Derrick Tung of Paulie Gee’s is the guest on the new Pizza City USA podcast with Steve Dolinsky.
And this is one to read, but a nice piece talking with James VanOsdol of the Car Con Carne podcast (which I was just on) talking about why he does independent local media, which is a lot like why I do independent local media:
When the topic of the Chicago music scene was mentioned, VanOsdol said “We have really talented people who live here, really accomplished musicians. Whether the world at large is aware of that, it doesn’t matter. There are some really incredible people with incredibly fascinating and idiosyncratic personalities here. I love being able to support the local scene and it’s almost like you’re honor-bound. You live in this area, support the home team. I love in my own small way being able to help and support.”
WHAT MIKE ATE
Chinatown didn’t seem to be suffering a slowdown when we got there Saturday night—the parking lot was plenty full and so were some of the restaurants, like the new rotary sushi spot. But the new one we were headed to, Chef Xiong’s Taste of Szechwan, looked more like it was feeling the effects of customers staying away. To judge by the picture of Chef Xiong in the foyer, posing with Anthony Bourdain and Stephanie Izard, he appears to have been chef at Sze Chuan Cuisine (featured in Bourdain’s last Chicago episode), before opening his own place with the backing of the owners of Evanston’s Peppercorn Kitchen.
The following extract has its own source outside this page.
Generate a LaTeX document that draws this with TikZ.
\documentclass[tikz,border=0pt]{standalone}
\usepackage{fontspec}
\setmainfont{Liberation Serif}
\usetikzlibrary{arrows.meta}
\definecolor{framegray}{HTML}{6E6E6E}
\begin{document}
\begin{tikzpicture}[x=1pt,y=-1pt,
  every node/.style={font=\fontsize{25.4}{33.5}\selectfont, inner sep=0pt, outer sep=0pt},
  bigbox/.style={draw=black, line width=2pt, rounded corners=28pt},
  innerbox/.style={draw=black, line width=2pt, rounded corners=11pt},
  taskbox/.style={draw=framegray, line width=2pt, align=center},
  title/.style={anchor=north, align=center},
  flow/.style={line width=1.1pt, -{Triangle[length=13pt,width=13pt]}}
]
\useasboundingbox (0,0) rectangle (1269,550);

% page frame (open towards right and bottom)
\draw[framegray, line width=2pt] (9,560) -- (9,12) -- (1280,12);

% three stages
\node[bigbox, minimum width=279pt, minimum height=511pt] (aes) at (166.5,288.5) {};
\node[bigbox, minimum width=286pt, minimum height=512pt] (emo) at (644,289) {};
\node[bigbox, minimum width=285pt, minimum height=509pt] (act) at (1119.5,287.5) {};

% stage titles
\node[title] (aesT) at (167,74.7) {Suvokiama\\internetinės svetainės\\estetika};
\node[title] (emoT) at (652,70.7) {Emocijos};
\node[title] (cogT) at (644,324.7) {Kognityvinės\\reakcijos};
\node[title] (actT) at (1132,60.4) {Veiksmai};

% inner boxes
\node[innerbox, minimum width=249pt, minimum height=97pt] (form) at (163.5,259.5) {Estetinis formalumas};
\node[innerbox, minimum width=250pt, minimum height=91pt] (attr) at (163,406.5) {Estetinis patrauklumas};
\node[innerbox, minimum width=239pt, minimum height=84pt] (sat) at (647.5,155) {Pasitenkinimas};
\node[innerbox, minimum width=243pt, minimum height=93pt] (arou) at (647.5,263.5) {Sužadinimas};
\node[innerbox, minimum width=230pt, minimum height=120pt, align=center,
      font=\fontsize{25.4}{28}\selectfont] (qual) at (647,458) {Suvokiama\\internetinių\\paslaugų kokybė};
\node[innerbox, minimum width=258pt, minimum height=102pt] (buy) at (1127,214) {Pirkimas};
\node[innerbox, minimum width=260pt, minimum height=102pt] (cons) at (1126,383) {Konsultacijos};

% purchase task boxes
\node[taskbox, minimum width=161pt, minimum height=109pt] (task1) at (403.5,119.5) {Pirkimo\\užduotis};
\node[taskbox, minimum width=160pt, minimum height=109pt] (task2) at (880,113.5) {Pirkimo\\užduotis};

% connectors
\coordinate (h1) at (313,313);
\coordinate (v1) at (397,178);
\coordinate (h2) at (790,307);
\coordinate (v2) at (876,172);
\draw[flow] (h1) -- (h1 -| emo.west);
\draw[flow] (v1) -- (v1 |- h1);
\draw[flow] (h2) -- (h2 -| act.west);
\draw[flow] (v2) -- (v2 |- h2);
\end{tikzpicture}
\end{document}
Anyway, things seemed well-made if possibly tamped down, spice-wise (and there was nothing on the table to doctor it). We had Taiwanese popcorn chicken (aptly named and very scarfable, if mostly small pieces a little hard for gringos to pick up with chopsticks), very good (if again, could have been hotter) ma po tofu, and a brisket noodle soup that had a nice smoky flavor to it. But my top Szechuan recommendation in Chinatown remains Szechwan JMC.
The better meal I had from a part of China this week, though, was way up in Morton Grove. I’ve known there was true Mongolian food to be found out in the burbs for a while, and the coldest Valentine’s Day in living memory seemed a good day to check it out. Mazalae is a family-run place where meaty dumplings and thick stews of beef and glassy noodles will keep you warm on the plains of the north shore; I expected comfortably bland and was impressed that the dishes were all seasoned quite well with fresh black pepper.
Finally, I had not been to Cafe Cancale since a media preview, so I went back on my own this week and find it, if not as adventurous as other One Off restaurants downtown, an entirely respectable French restaurant that made me a satisfying Salade Niçoise and a beautifully executed piece of trout amandine, with just the crispy exterior and juicy interior I wanted. Better than many meals I had on my last trip to France, for sure.